Key managed to rile up Dr Norman, who got so angry he called Key a currency speculator. Meantime thousands of Polynesian children go to school without any food. But the really galling thing is Key’s argument that Q.E. helps the rich at the expense of the poor on fixed incomes, because of the dreaded inflation. Isn’t it actually National Party policy to re-distribute income from the poor to the rich. Wasn’t that why they started their term in office by cutting tax rates on the top income earners, and funding it through a rise in the GST rate. You’d think that there would be no problem with printing money if it were simply about income distribution, not interest rates.
Also last week, the first word from the great oracle, the Governor of the Reserve Bank. The new governor, former Treasury official and cricketer, Graeme Wheeler, had his first chance to do something. And so he did nothing, or so it would seem. The bank rate is to be unchanged at 2.5%, one of the highest in the developed world. What he did do was assure the markets he was committed to having a relatively high rate, giving certainty to foreign bondholders of their safe bet in New Zealand public debt. So guess what: the exchange rate went up again, as confidence rose. This helped the critics of the high exchange rate, but showed again that monetary policy is about the exchange rate, not domestic inflation and the supply of money.

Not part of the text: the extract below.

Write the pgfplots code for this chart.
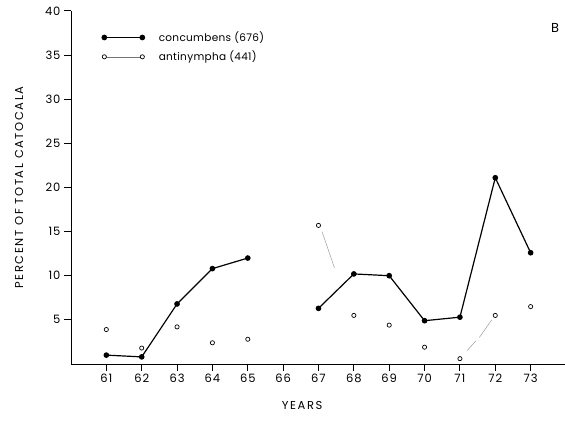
\documentclass[border=0pt]{standalone}
\usepackage{fontspec}
\setmainfont{Poppins}
\newfontfamily\spaced[LetterSpace=14]{Poppins}
\newfontfamily\legfont[LetterSpace=8]{Poppins}
\newfontfamily\keyfont[LetterSpace=3]{Poppins}
\usepackage{pgfplots}
\pgfplotsset{compat=1.18}

\begin{document}
\begin{tikzpicture}
\begin{axis}[
  scale only axis,
  width=495pt, height=353pt,
  xmin=60, xmax=74, ymin=0, ymax=40,
  axis lines=left,
  axis line style={line width=0.9pt, -},
  xtick={61,62,...,73}, ytick={5,10,...,40},
  major tick length=7pt,
  tick align=outside,
  major tick style={black, line width=0.9pt},
  /pgf/number format/assume math mode=true,
  /pgf/number format/set thousands separator={},
  tick label style={font=\fontsize{11.5}{13}\selectfont\legfont},
  xlabel={\spaced YEARS},
  ylabel={\spaced PERCENT OF TOTAL CATOCALA},
  label style={font=\fontsize{11.5}{13}\selectfont},
  xlabel style={at={(axis description cs:0.467,-0.119)}, anchor=center},
  ylabel style={at={(axis description cs:-0.105,0.50)}, anchor=center},
  clip=false,
  legend style={draw=none, fill=none, at={(0.062,0.947)}, anchor=north west,
    font=\fontsize{10.5}{13}\selectfont\keyfont, row sep=4pt, inner sep=0pt,
    nodes={inner sep=2pt},
    /tikz/every odd column/.append style={column sep=12pt}},
  legend cell align=left,
  legend image code/.code={\draw[#1] plot coordinates {(0pt,0pt) (38pt,0pt)};},
]
% tick marks, drawn explicitly
\pgfplotsinvokeforeach{61,62,...,73}{\draw[line width=0.9pt] (axis cs:#1,0) -- ++(0pt,-7pt);}
\pgfplotsinvokeforeach{5,10,...,40}{\draw[line width=0.9pt] (axis cs:60,#1) -- ++(-6pt,0pt);}
% concumbens, 1961-65 and 1967-73
\addplot[black, line width=1.2pt, mark=*, mark size=2.2pt] coordinates {
  (61,1.0) (62,0.8) (63,6.8) (64,10.8) (65,12.0)
};
\addlegendentry{concumbens (676)}
\addplot[black, line width=1.2pt, mark=*, mark size=2.2pt, forget plot] coordinates {
  (67,6.3) (68,10.2) (69,10.0) (70,4.9) (71,5.3) (72,21.1) (73,12.6)
};
% antinympha
\addplot[only marks, black, mark=o, mark size=2.1pt, mark options={line width=0.7pt},
  legend image code/.code={
    \draw[black!55, line width=0.4pt] (0pt,0pt) -- (38pt,0pt);
    \draw[black, line width=0.7pt, fill=white] (0pt,0pt) circle (2.1pt);
    \draw[black, line width=0.7pt, fill=white] (38pt,0pt) circle (2.1pt);}
] coordinates {
  (61,3.9) (62,1.8) (63,4.2) (64,2.4) (65,2.8)
  (67,15.7) (68,5.5) (69,4.4) (70,1.9) (71,0.6) (72,5.5) (73,6.5)
};
\addlegendentry{antinympha (441)}
% faint connecting segments that survive in the print
\addplot[black!45, line width=0.4pt, forget plot] coordinates {(67.1,15.0) (67.45,10.9)};
\addplot[black!45, line width=0.4pt, forget plot] coordinates {(71.2,1.5) (71.45,2.6)};
\addplot[black!45, line width=0.4pt, forget plot] coordinates {(71.55,3.0) (71.9,5.0)};
\node[font=\fontsize{13}{14}\selectfont] at (axis description cs:0.978,0.952) {B};
\coordinate (bl) at (rel axis cs:-0.1434,-0.1756);
\coordinate (tr) at (rel axis cs:0.998,1.031);
\end{axis}
\pgfresetboundingbox
\path (bl) rectangle (tr);
\end{tikzpicture}
\end{document}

Wheeler also made a speech in which he declared printing money was useless, at least for New Zealand. This was despite all the other major central banks doing the Q.E. thing, and having bloated balance sheets as a result. No bloating for New Zealand, we are purists, still the thoroughbreds in central banking. Still stuck in the 1980s, though with interest rates now at around 2%, instead of over 20%; and deflation, not inflation, being the great threat to the god of price stability. Still, those house prices keep rising, and the bank profits too, mostly going offshore. Speaking of offshore, someone finally noticed that New Zealand runs a tax haven capacity for foreign trusts, and has done since 1988.
Why did John Key dream of making New Zealand an international finance centre, when it already is one, without having to be a banana republic as well. Does anyone remember that Winebox thing, and the practice of tax evasion by New Zealand corporates. What an unwelcome distraction that was, and perhaps printing money fills the same function, by looking at a rhetorical strawman, instead of us questioning the current role of foreign finance in New Zealand.